• Goal: Retype only what runs from the beginning of the data through the line with "ARAUJO AUTOMATICA [23127020]"; please omit the pictures and keep every line exact.

• Provided material:
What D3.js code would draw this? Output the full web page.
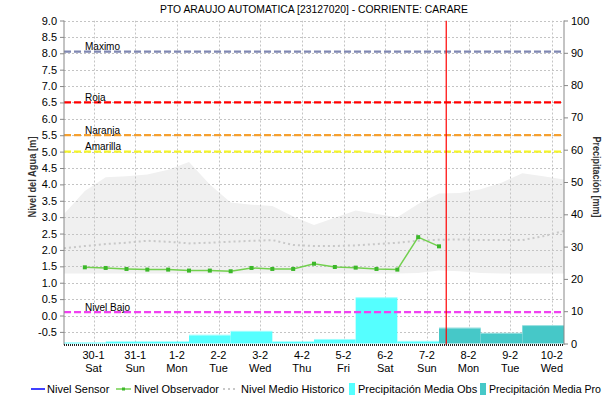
<!DOCTYPE html>
<html>
<head>
<meta charset="utf-8">
<script src="https://cdn.jsdelivr.net/npm/d3@7"></script>
<style>
  html, body { margin: 0; padding: 0; background: #fff; }
  svg { display: block; font-family: "Liberation Sans", Arial, sans-serif; }
</style>
</head>
<body>
<svg id="chart" width="616" height="403"></svg>
<script>
// ---- Data -------------------------------------------------------------
const titleText = "PTO ARAUJO AUTOMATICA [23127020] - CORRIENTE: CARARE";

// Observer readings (m), twice daily
const obsTimes = [
  "2021-01-29T19:00", "2021-01-30T07:00", "2021-01-30T19:00", "2021-01-31T07:00",
  "2021-01-31T19:00", "2021-02-01T07:00", "2021-02-01T19:00", "2021-02-02T07:00",
  "2021-02-02T19:00", "2021-02-03T07:00", "2021-02-03T19:00", "2021-02-04T07:00",
  "2021-02-04T19:00", "2021-02-05T07:00", "2021-02-05T19:00", "2021-02-06T07:00",
  "2021-02-06T19:00", "2021-02-07T07:00"
];
const obsLevels = [1.47, 1.45, 1.42, 1.40, 1.40, 1.37, 1.37, 1.35, 1.45, 1.42, 1.42, 1.58,
                   1.48, 1.46, 1.42, 1.40, 2.39, 2.11];

// Historical envelope and mean (m)
const histTimes = [
  "2021-01-29T07:00", "2021-01-29T19:00", "2021-01-30T07:00", "2021-01-30T19:00",
  "2021-01-31T07:00", "2021-01-31T19:00", "2021-02-01T07:00", "2021-02-01T19:00",
  "2021-02-02T07:00", "2021-02-02T19:00", "2021-02-03T07:00", "2021-02-03T19:00",
  "2021-02-04T07:00", "2021-02-04T19:00", "2021-02-05T07:00", "2021-02-05T19:00",
  "2021-02-06T07:00", "2021-02-06T19:00", "2021-02-07T07:00", "2021-02-07T19:00",
  "2021-02-08T07:00", "2021-02-08T19:00", "2021-02-09T07:00", "2021-02-09T19:00",
  "2021-02-10T07:00"
];
const histMax = [3.10, 3.80, 4.22, 4.25, 4.30, 4.45, 4.68, 4.00, 3.45, 3.38, 3.34, 3.02,
                 2.76, 2.98, 3.20, 3.10, 3.00, 3.40, 3.72, 3.74, 3.85, 4.05, 4.34, 4.25, 4.15];
const histMean = [2.05, 2.12, 2.18, 2.22, 2.28, 2.25, 2.20, 2.22, 2.25, 2.28, 2.30, 2.15,
                  2.12, 2.12, 2.14, 2.18, 2.22, 2.28, 2.31, 2.32, 2.30, 2.30, 2.30, 2.42, 2.58];
const histMin = [1.28, 1.28, 1.28, 1.28, 1.28, 1.28, 1.28, 1.28, 1.28, 1.28, 1.28, 1.28,
                 1.28, 1.28, 1.28, 1.28, 1.28, 1.30, 1.37, 1.35, 1.30, 1.28, 1.28, 1.28, 1.28];

// Daily precipitation (mm), each day runs 07:00 to 07:00
const precipObsDays = ["2021-01-29", "2021-01-30", "2021-01-31", "2021-02-01", "2021-02-02",
                       "2021-02-03", "2021-02-04", "2021-02-05", "2021-02-06"];
const precipObs = [0.3, 0.6, 0.6, 2.7, 3.9, 0.6, 1.4, 14.3, 0.8];
const precipProDays = ["2021-02-07", "2021-02-08", "2021-02-09"];
const precipPro = [4.9, 3.3, 5.7];

// Alert thresholds (m)
const thresholdNames = ["Maximo", "Roja", "Naranja", "Amarilla", "Nivel Bajo"];
const thresholdValues = [8.05, 6.5, 5.5, 5.0, 0.1];
const thresholdColors = ["#7f87b2", "#ff0000", "#f5a030", "#f4f428", "#f040f0"];

const nowTime = "2021-02-07T11:10";
const timeDomain = ["2021-01-29T07:00", "2021-02-10T07:00"];
const dayTicks = ["2021-01-30", "2021-01-31", "2021-02-01", "2021-02-02", "2021-02-03",
                  "2021-02-04", "2021-02-05", "2021-02-06", "2021-02-07", "2021-02-08",
                  "2021-02-09", "2021-02-10"];
const levelTicks = [-0.5, 0.0, 0.5, 1.0, 1.5, 2.0, 2.5, 3.0, 3.5, 4.0, 4.5, 5.0, 5.5,
                    6.0, 6.5, 7.0, 7.5, 8.0, 8.5, 9.0];
const levelDomain = [-0.9, 9.0];
const precipTicks = [0, 10, 20, 30, 40, 50, 60, 70, 80, 90, 100];
const precipDomain = [0, 100];

const legendItems = ["Nivel Sensor", "Nivel Observador", "Nivel Medio Historico",
                     "Precipitación Media Obs", "Precipitación Media Pro"];

// ---- Layout -------------------------------------------------------------
const svg = d3.select("#chart");
const W = 616, H = 403;
const plot = { left: 64, right: 564, top: 20.5, bottom: 345, precipZero: 343.5 };
const parseT = d3.utcParse("%Y-%m-%dT%H:%M");
const parseD = d3.utcParse("%Y-%m-%d");

const x = d3.scaleUtc().domain(timeDomain.map(parseT)).range([plot.left, plot.right]);
const yL = d3.scaleLinear().domain(levelDomain).range([plot.bottom, plot.top]);
const yR = d3.scaleLinear().domain(precipDomain).range([plot.precipZero, plot.top]);

svg.append("rect").attr("width", W).attr("height", H).attr("fill", "#fff");

const defs = svg.append("defs");
defs.append("clipPath").attr("id", "plotClip").append("rect")
  .attr("x", plot.left).attr("y", plot.top)
  .attr("width", plot.right - plot.left).attr("height", plot.bottom - plot.top);

const g = svg.append("g").attr("clip-path", "url(#plotClip)");

// Historical envelope
const hist = histTimes.map((t, i) => ({ t: parseT(t), max: histMax[i], mean: histMean[i], min: histMin[i] }));
g.append("path").datum(hist)
  .attr("fill", "#f0f0f0")
  .attr("d", d3.area().x(d => x(d.t)).y0(d => yL(d.min)).y1(d => yL(d.max)));

// Grid
const gridColor = "#c4c4c4";
g.append("g").selectAll("line").data(levelTicks).join("line")
  .attr("x1", plot.left).attr("x2", plot.right)
  .attr("y1", d => Math.round(yL(d)) + 0.5).attr("y2", d => Math.round(yL(d)) + 0.5)
  .attr("stroke", gridColor).attr("stroke-dasharray", "2,2");
g.append("g").selectAll("line").data(dayTicks.map(parseD)).join("line")
  .attr("x1", d => Math.round(x(d)) + 0.5).attr("x2", d => Math.round(x(d)) + 0.5)
  .attr("y1", plot.top).attr("y2", plot.bottom)
  .attr("stroke", gridColor).attr("stroke-dasharray", "2,2");

// Historical mean (dotted)
g.append("path").datum(hist)
  .attr("fill", "none").attr("stroke", "#c8c8c8").attr("stroke-width", 2)
  .attr("stroke-dasharray", "2,3")
  .attr("d", d3.line().x(d => x(d.t)).y(d => yL(d.mean)));

// Precipitation bars
function drawBars(days, values, color) {
  const data = days.map((d, i) => {
    const start = d3.utcHour.offset(parseD(d), 7);
    return { x0: start, x1: d3.utcDay.offset(start, 1), v: values[i] };
  });
  const bg = g.append("g");
  bg.selectAll("rect").data(data).join("rect")
    .attr("x", d => x(d.x0)).attr("width", d => x(d.x1) - x(d.x0))
    .attr("y", d => yR(d.v)).attr("height", d => yR(0) - yR(d.v))
    .attr("fill", color);
  bg.selectAll("line").data(data.filter(d => d.v >= 0.75)).join("line")
    .attr("x1", d => x(d.x0)).attr("x2", d => x(d.x1))
    .attr("y1", d => yR(d.v) + 0.5).attr("y2", d => yR(d.v) + 0.5)
    .attr("stroke", "#ffffff").attr("stroke-opacity", 0.45);
}
drawBars(precipObsDays, precipObs, "#55ffff");
drawBars(precipProDays, precipPro, "#46c8c8");

// Threshold lines and labels
thresholdValues.forEach((v, i) => {
  g.append("line")
    .attr("x1", plot.left).attr("x2", plot.right)
    .attr("y1", yL(v)).attr("y2", yL(v))
    .attr("stroke", thresholdColors[i]).attr("stroke-width", 2.2)
    .attr("stroke-dasharray", "7,3");
  svg.append("text")
    .attr("x", 85).attr("y", yL(v) - 1.5)
    .attr("font-size", 10).attr("fill", "#000")
    .text(thresholdNames[i]);
});

// Observer level line
const obs = obsTimes.map((t, i) => ({ t: parseT(t), v: obsLevels[i] }));
g.append("path").datum(obs)
  .attr("fill", "none").attr("stroke", "#72d04e").attr("stroke-width", 1.5)
  .attr("d", d3.line().x(d => x(d.t)).y(d => yL(d.v)));
g.append("g").selectAll("rect").data(obs).join("rect")
  .attr("x", d => x(d.t) - 2).attr("y", d => yL(d.v) - 2)
  .attr("width", 4).attr("height", 4).attr("fill", "#3cb82a");

// Current time marker
g.append("line")
  .attr("x1", x(parseT(nowTime))).attr("x2", x(parseT(nowTime)))
  .attr("y1", plot.top).attr("y2", plot.bottom)
  .attr("stroke", "#ff0000").attr("stroke-width", 1.2);

// ---- Axes -------------------------------------------------------------
const axisColor = "#888";
const fmtLevel = v => v.toFixed(1);

const axL = svg.append("g").attr("transform", `translate(${plot.left},0)`)
  .call(d3.axisLeft(yL).tickValues(levelTicks).tickFormat(fmtLevel).tickSize(4).tickPadding(3));
const axR = svg.append("g").attr("transform", `translate(${plot.right},0)`)
  .call(d3.axisRight(yR).tickValues(precipTicks).tickFormat(d3.format("d")).tickSize(4).tickPadding(3));
[axL, axR].forEach(a => {
  a.select(".domain").attr("stroke", axisColor).attr("d", `M0,${plot.top}V${plot.bottom}`);
  a.selectAll(".tick line").attr("stroke", axisColor);
  a.selectAll(".tick text").attr("fill", "#000").attr("font-size", 11)
    .attr("font-family", "Liberation Sans, Arial, sans-serif");
});

// Bottom axis: dotted baseline and two-line day labels
svg.append("line")
  .attr("x1", plot.left).attr("x2", plot.right)
  .attr("y1", plot.bottom).attr("y2", plot.bottom)
  .attr("stroke", "#222").attr("stroke-width", 2).attr("stroke-dasharray", "1,1");
const fmtDay = d3.utcFormat("%-d-%-m");
const fmtWeek = d3.utcFormat("%a");
const xl = svg.append("g").selectAll("g").data(dayTicks.map(parseD)).join("g")
  .attr("transform", d => `translate(${x(d)},0)`);
xl.append("text").attr("y", 358.5).attr("text-anchor", "middle")
  .attr("font-size", 11).text(d => fmtDay(d));
xl.append("text").attr("y", 371.5).attr("text-anchor", "middle")
  .attr("font-size", 11).text(d => fmtWeek(d));

// Title and axis titles
svg.append("text").attr("x", 314).attr("y", 13).attr("text-anchor", "middle")
  .attr("font-size", 11.5).attr("textLength", 308).attr("lengthAdjust", "spacingAndGlyphs")
  .text(titleText);
svg.append("text").attr("transform", "translate(36,177) rotate(-90)")
  .attr("text-anchor", "middle").attr("font-size", 10).attr("font-weight", "bold")
  .attr("textLength", 81).attr("lengthAdjust", "spacingAndGlyphs")
  .attr("fill", "#333").text("Nivel del Agua [m]");
svg.append("text").attr("transform", "translate(592.5,177) rotate(90)")
  .attr("text-anchor", "middle").attr("font-size", 10).attr("font-weight", "bold")
  .attr("textLength", 81).attr("lengthAdjust", "spacingAndGlyphs")
  .attr("fill", "#333").text("Precipitación [mm]");

// ---- Legend -------------------------------------------------------------
const ly = 389, lty = 393;
const leg = svg.append("g").attr("font-size", 11);
leg.append("line").attr("x1", 31).attr("x2", 45).attr("y1", ly).attr("y2", ly)
  .attr("stroke", "#0000ff").attr("stroke-width", 1.5);
leg.append("text").attr("x", 47).attr("y", lty).text(legendItems[0]);
leg.append("line").attr("x1", 116).attr("x2", 131).attr("y1", ly).attr("y2", ly)
  .attr("stroke", "#72d04e").attr("stroke-width", 1.5);
leg.append("rect").attr("x", 122).attr("y", ly - 1.5).attr("width", 3).attr("height", 3)
  .attr("fill", "#3cb82a");
leg.append("text").attr("x", 134).attr("y", lty).text(legendItems[1]);
leg.append("line").attr("x1", 223).attr("x2", 238).attr("y1", ly).attr("y2", ly)
  .attr("stroke", "#c8c8c8").attr("stroke-width", 2).attr("stroke-dasharray", "2,3");
leg.append("text").attr("x", 241).attr("y", lty).text(legendItems[2]);
leg.append("rect").attr("x", 349).attr("y", ly - 6).attr("width", 6).attr("height", 12)
  .attr("fill", "#55ffff");
leg.append("text").attr("x", 358).attr("y", lty).text(legendItems[3]);
leg.append("rect").attr("x", 480).attr("y", ly - 6).attr("width", 6).attr("height", 12)
  .attr("fill", "#46c8c8");
leg.append("text").attr("x", 489).attr("y", lty).attr("textLength", 112)
  .attr("lengthAdjust", "spacingAndGlyphs").text(legendItems[4]);
</script>
</body>
</html>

• Written solution:
What D3.js code would draw this? Output the full web page.
<!DOCTYPE html>
<html>
<head>
<meta charset="utf-8">
<script src="https://cdn.jsdelivr.net/npm/d3@7"></script>
<style>
  html, body { margin: 0; padding: 0; background: #fff; }
  svg { display: block; font-family: "Liberation Sans", Arial, sans-serif; }
</style>
</head>
<body>
<svg id="chart" width="616" height="403"></svg>
<script>
// ---- Data -------------------------------------------------------------
const titleText = "PTO ARAUJO AUTOMATICA [23127020] - CORRIENTE: CARARE";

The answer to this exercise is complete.